Extracted information
══════════════════════════════
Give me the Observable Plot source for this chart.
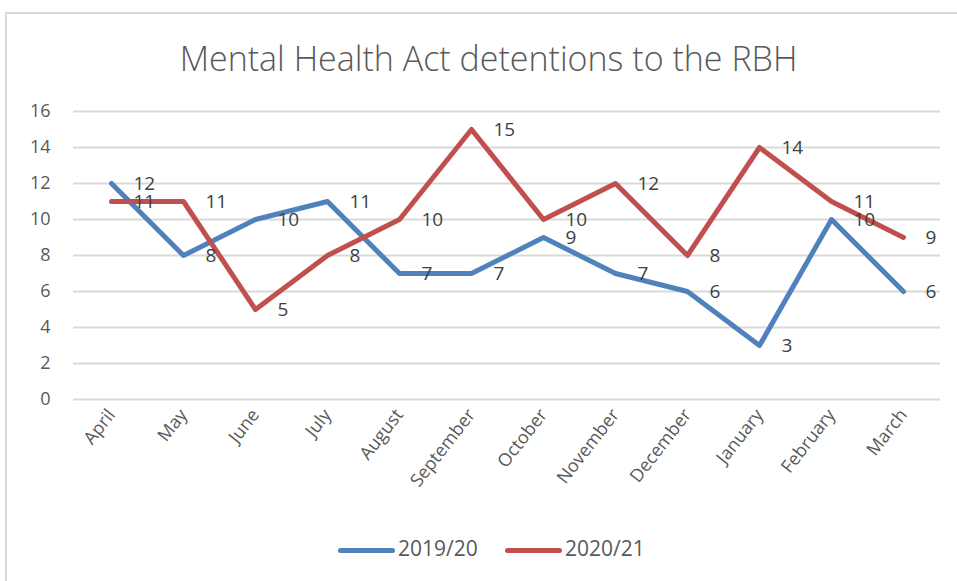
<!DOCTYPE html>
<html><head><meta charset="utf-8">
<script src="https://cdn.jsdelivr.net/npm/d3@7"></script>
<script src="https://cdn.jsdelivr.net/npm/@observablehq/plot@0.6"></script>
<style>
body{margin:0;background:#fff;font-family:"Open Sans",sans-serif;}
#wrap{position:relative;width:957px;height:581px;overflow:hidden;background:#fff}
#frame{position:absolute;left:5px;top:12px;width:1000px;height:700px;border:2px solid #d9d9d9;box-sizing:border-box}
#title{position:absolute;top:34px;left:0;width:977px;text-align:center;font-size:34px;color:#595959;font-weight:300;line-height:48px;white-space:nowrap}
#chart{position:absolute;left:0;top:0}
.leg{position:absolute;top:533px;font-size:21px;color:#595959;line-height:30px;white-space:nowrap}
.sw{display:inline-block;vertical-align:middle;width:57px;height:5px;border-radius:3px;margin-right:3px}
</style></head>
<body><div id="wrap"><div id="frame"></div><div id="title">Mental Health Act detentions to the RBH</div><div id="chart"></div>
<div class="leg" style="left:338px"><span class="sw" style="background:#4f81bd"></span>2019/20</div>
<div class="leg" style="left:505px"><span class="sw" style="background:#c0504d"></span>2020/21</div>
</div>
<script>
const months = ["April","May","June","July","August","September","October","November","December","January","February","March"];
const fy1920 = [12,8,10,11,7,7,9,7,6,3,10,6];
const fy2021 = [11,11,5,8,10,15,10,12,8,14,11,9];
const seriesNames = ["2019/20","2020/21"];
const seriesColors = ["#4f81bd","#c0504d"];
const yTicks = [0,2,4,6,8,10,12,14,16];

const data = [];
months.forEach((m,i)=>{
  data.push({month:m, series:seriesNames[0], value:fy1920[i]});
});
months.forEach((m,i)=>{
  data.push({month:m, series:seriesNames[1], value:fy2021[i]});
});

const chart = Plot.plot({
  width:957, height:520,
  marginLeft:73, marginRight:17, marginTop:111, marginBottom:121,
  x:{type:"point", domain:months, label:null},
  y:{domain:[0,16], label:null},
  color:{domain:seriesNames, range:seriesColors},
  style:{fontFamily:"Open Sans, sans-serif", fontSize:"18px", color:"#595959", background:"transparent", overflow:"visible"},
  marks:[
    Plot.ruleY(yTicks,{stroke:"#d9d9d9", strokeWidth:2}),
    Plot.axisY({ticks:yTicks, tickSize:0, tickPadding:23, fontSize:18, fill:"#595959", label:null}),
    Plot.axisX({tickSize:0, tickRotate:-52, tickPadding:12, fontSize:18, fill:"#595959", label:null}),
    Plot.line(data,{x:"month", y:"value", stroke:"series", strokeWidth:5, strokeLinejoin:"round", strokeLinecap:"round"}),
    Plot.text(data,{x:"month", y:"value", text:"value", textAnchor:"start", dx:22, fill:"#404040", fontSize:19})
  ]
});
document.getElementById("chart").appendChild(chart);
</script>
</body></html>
══════════════════════════════
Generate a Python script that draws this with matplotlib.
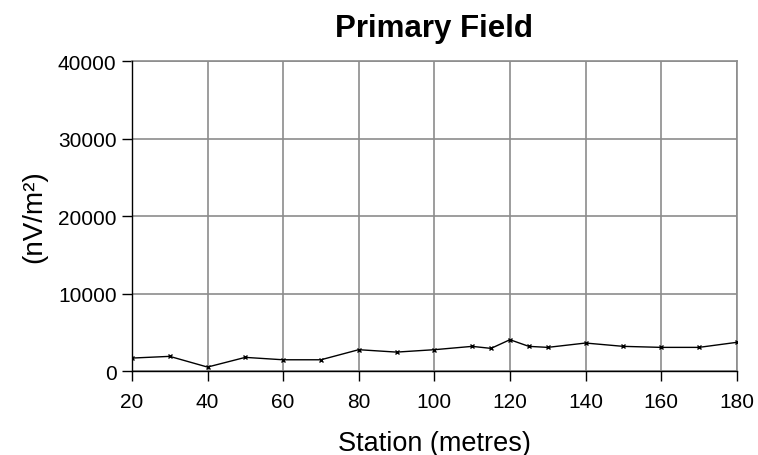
══════════════════════════════
Work to do
Find the word "this" in the data and show each line that holds it.

Solved exercise
Give me the Observable Plot source for this chart.
Generate a Python script that draws this with matplotlib.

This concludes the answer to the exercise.